>>

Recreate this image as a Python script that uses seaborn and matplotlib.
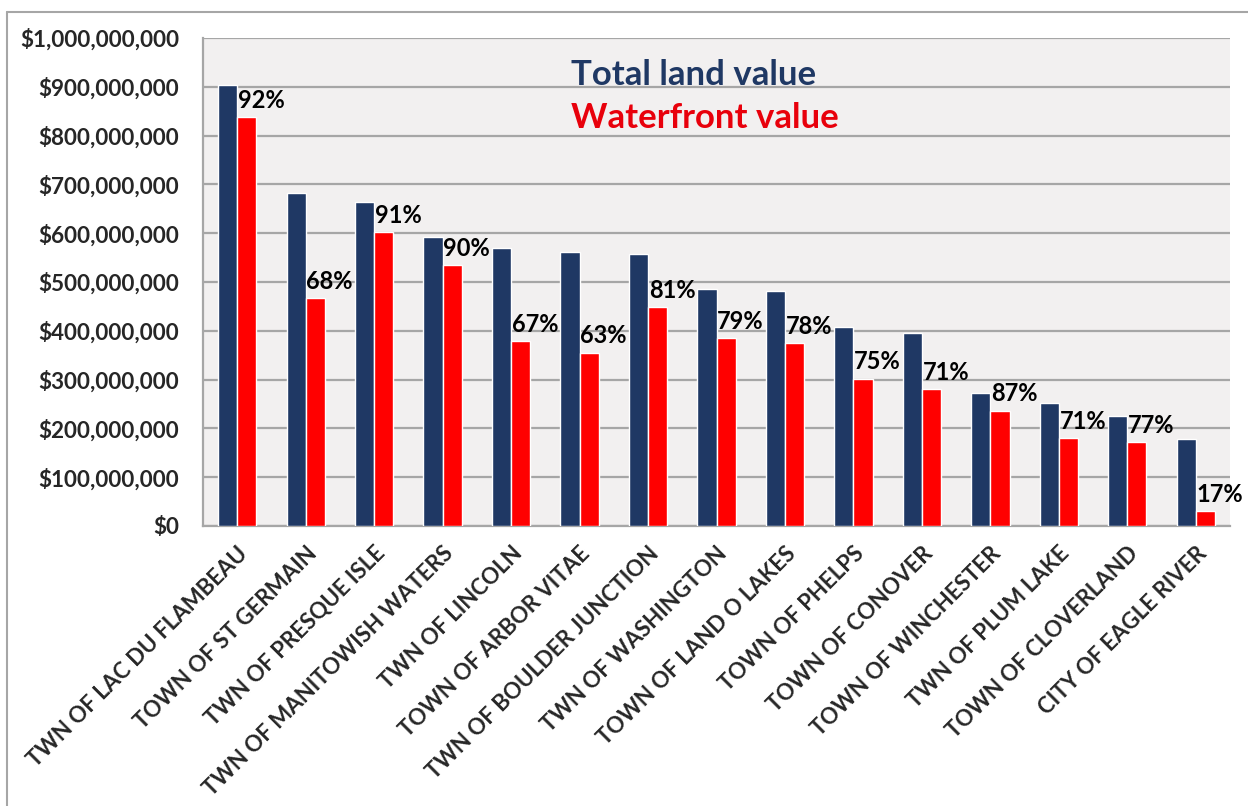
import pandas as pd
import numpy as np
import matplotlib
matplotlib.use("Agg")
from matplotlib import pyplot as plt
from matplotlib.ticker import FuncFormatter, FixedLocator
from matplotlib.lines import Line2D
import seaborn as sns

# data
towns = ["TWN OF LAC DU FLAMBEAU", "TOWN OF ST GERMAIN", "TWN OF PRESQUE ISLE",
         "TWN OF MANITOWISH WATERS", "TWN OF LINCOLN", "TOWN OF ARBOR VITAE",
         "TWN OF BOULDER JUNCTION", "TWN OF WASHINGTON", "TOWN OF LAND O LAKES",
         "TOWN OF PHELPS", "TOWN OF CONOVER", "TOWN OF WINCHESTER",
         "TWN OF PLUM LAKE", "TOWN OF CLOVERLAND", "CITY OF EAGLE RIVER"]
total_value = [904e6, 682e6, 664e6, 592e6, 570e6, 561e6, 557e6, 486e6, 482e6,
               408e6, 395e6, 273e6, 252e6, 225e6, 178e6]
waterfront_value = [838e6, 467e6, 602e6, 535e6, 379e6, 355e6, 449e6, 385e6, 375e6,
                    302e6, 280e6, 236e6, 180e6, 172e6, 31e6]
pct_labels = ["92%", "68%", "91%", "90%", "67%", "63%", "81%", "79%", "78%",
              "75%", "71%", "87%", "71%", "77%", "17%"]

NAVY = "#1f3864"
RED = "#ff0000"

df = pd.DataFrame({
    "town": towns * 2,
    "value": total_value + waterfront_value,
    "series": ["Total land value"] * len(towns) + ["Waterfront value"] * len(towns),
})

sns.set_style("white")
plt.rcParams["font.family"] = ["Lato", "DejaVu Sans"]
plt.rcParams["font.weight"] = "bold"

fig = plt.figure(figsize=(12.48, 8.06), dpi=100)
ax = fig.add_axes([203 / 1248, 1 - 526 / 806, (1230 - 203) / 1248, (526 - 38) / 806])

sns.barplot(data=df, x="town", y="value", hue="series",
            palette={"Total land value": NAVY, "Waterfront value": RED},
            width=0.56, gap=0, saturation=1, legend=False, ax=ax, zorder=3)

ax.set_facecolor("#f2f0f0")
ax.set_ylim(0, 1e9)
ax.set_xlim(-0.5, len(towns) - 0.5)
ax.set_yticks(np.arange(0, 1.01e9, 1e8))
ax.yaxis.set_major_formatter(FuncFormatter(lambda v, p: "${:,.0f}".format(v)))
ax.grid(axis="y", color="#a6a6a6", linewidth=1.6, zorder=0)
ax.set_axisbelow(True)
ax.set_xlabel("")
ax.set_ylabel("")

for s in ["top", "right"]:
    ax.spines[s].set_visible(False)
for s in ["left", "bottom"]:
    ax.spines[s].set_color("#a6a6a6")
    ax.spines[s].set_linewidth(1.6)

ax.tick_params(axis="y", direction="out", length=8, color="#a6a6a6", width=1.4,
               labelsize=16.2, pad=9)
ax.tick_params(axis="x", which="major", length=0, labelsize=16, pad=12)
ax.xaxis.set_minor_locator(FixedLocator(np.arange(-0.5, len(towns), 1)))
ax.tick_params(axis="x", which="minor", direction="out", length=8, color="#a6a6a6", width=1.4)
for lbl in ax.get_yticklabels():
    lbl.set_fontweight("bold")
for lbl in ax.get_xticklabels():
    lbl.set_rotation(45)
    lbl.set_ha("right")
    lbl.set_rotation_mode("anchor")
    lbl.set_fontweight("bold")

# percentage labels above waterfront bars
wf_bars = ax.containers[1]
for bar, txt in zip(wf_bars, pct_labels):
    ax.text(bar.get_x() + 0.01, bar.get_height() + 1.1e7, txt, ha="left", va="bottom",
            fontsize=17, fontweight="bold", color="black", zorder=4)

# in-chart legend text
fig.text(571 / 1248, 1 - 85 / 806, "Total land value", color=NAVY, fontsize=25,
         fontweight="bold", ha="left", va="baseline")
fig.text(571 / 1248, 1 - 128 / 806, "Waterfront value", color="#e8000b", fontsize=25,
         fontweight="bold", ha="left", va="baseline")

# outer chart border
fig.add_artist(Line2D([7 / 1248, 7 / 1248], [0, 1 - 12 / 806], color="#a6a6a6",
                      linewidth=1.5, transform=fig.transFigure))
fig.add_artist(Line2D([7 / 1248, 1], [1 - 12 / 806, 1 - 12 / 806], color="#a6a6a6",
                      linewidth=1.5, transform=fig.transFigure))

fig.savefig("out.png", dpi=100, facecolor="white")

<<

**Goal**:
All the material shown above is to be copied exactly, with no pictures carried over.

**Result of this exercise**:
Recreate this image as a Python script that uses seaborn and matplotlib.
import pandas as pd
import numpy as np
import matplotlib
matplotlib.use("Agg")
from matplotlib import pyplot as plt
from matplotlib.ticker import FuncFormatter, FixedLocator
from matplotlib.lines import Line2D
import seaborn as sns

# data
towns = ["TWN OF LAC DU FLAMBEAU", "TOWN OF ST GERMAIN", "TWN OF PRESQUE ISLE",
         "TWN OF MANITOWISH WATERS", "TWN OF LINCOLN", "TOWN OF ARBOR VITAE",
         "TWN OF BOULDER JUNCTION", "TWN OF WASHINGTON", "TOWN OF LAND O LAKES",
         "TOWN OF PHELPS", "TOWN OF CONOVER", "TOWN OF WINCHESTER",
         "TWN OF PLUM LAKE", "TOWN OF CLOVERLAND", "CITY OF EAGLE RIVER"]
total_value = [904e6, 682e6, 664e6, 592e6, 570e6, 561e6, 557e6, 486e6, 482e6,
               408e6, 395e6, 273e6, 252e6, 225e6, 178e6]
waterfront_value = [838e6, 467e6, 602e6, 535e6, 379e6, 355e6, 449e6, 385e6, 375e6,
                    302e6, 280e6, 236e6, 180e6, 172e6, 31e6]
pct_labels = ["92%", "68%", "91%", "90%", "67%", "63%", "81%", "79%", "78%",
              "75%", "71%", "87%", "71%", "77%", "17%"]

NAVY = "#1f3864"
RED = "#ff0000"

df = pd.DataFrame({
    "town": towns * 2,
    "value": total_value + waterfront_value,
    "series": ["Total land value"] * len(towns) + ["Waterfront value"] * len(towns),
})

sns.set_style("white")
plt.rcParams["font.family"] = ["Lato", "DejaVu Sans"]
plt.rcParams["font.weight"] = "bold"

fig = plt.figure(figsize=(12.48, 8.06), dpi=100)
ax = fig.add_axes([203 / 1248, 1 - 526 / 806, (1230 - 203) / 1248, (526 - 38) / 806])

sns.barplot(data=df, x="town", y="value", hue="series",
            palette={"Total land value": NAVY, "Waterfront value": RED},
            width=0.56, gap=0, saturation=1, legend=False, ax=ax, zorder=3)

ax.set_facecolor("#f2f0f0")
ax.set_ylim(0, 1e9)
ax.set_xlim(-0.5, len(towns) - 0.5)
ax.set_yticks(np.arange(0, 1.01e9, 1e8))
ax.yaxis.set_major_formatter(FuncFormatter(lambda v, p: "${:,.0f}".format(v)))
ax.grid(axis="y", color="#a6a6a6", linewidth=1.6, zorder=0)
ax.set_axisbelow(True)
ax.set_xlabel("")
ax.set_ylabel("")

for s in ["top", "right"]:
    ax.spines[s].set_visible(False)
for s in ["left", "bottom"]:
    ax.spines[s].set_color("#a6a6a6")
    ax.spines[s].set_linewidth(1.6)

ax.tick_params(axis="y", direction="out", length=8, color="#a6a6a6", width=1.4,
               labelsize=16.2, pad=9)
ax.tick_params(axis="x", which="major", length=0, labelsize=16, pad=12)
ax.xaxis.set_minor_locator(FixedLocator(np.arange(-0.5, len(towns), 1)))
ax.tick_params(axis="x", which="minor", direction="out", length=8, color="#a6a6a6", width=1.4)
for lbl in ax.get_yticklabels():
    lbl.set_fontweight("bold")
for lbl in ax.get_xticklabels():
    lbl.set_rotation(45)
    lbl.set_ha("right")
    lbl.set_rotation_mode("anchor")
    lbl.set_fontweight("bold")

# percentage labels above waterfront bars
wf_bars = ax.containers[1]
for bar, txt in zip(wf_bars, pct_labels):
    ax.text(bar.get_x() + 0.01, bar.get_height() + 1.1e7, txt, ha="left", va="bottom",
            fontsize=17, fontweight="bold", color="black", zorder=4)

# in-chart legend text
fig.text(571 / 1248, 1 - 85 / 806, "Total land value", color=NAVY, fontsize=25,
         fontweight="bold", ha="left", va="baseline")
fig.text(571 / 1248, 1 - 128 / 806, "Waterfront value", color="#e8000b", fontsize=25,
         fontweight="bold", ha="left", va="baseline")

# outer chart border
fig.add_artist(Line2D([7 / 1248, 7 / 1248], [0, 1 - 12 / 806], color="#a6a6a6",
                      linewidth=1.5, transform=fig.transFigure))
fig.add_artist(Line2D([7 / 1248, 1], [1 - 12 / 806, 1 - 12 / 806], color="#a6a6a6",
                      linewidth=1.5, transform=fig.transFigure))

fig.savefig("out.png", dpi=100, facecolor="white")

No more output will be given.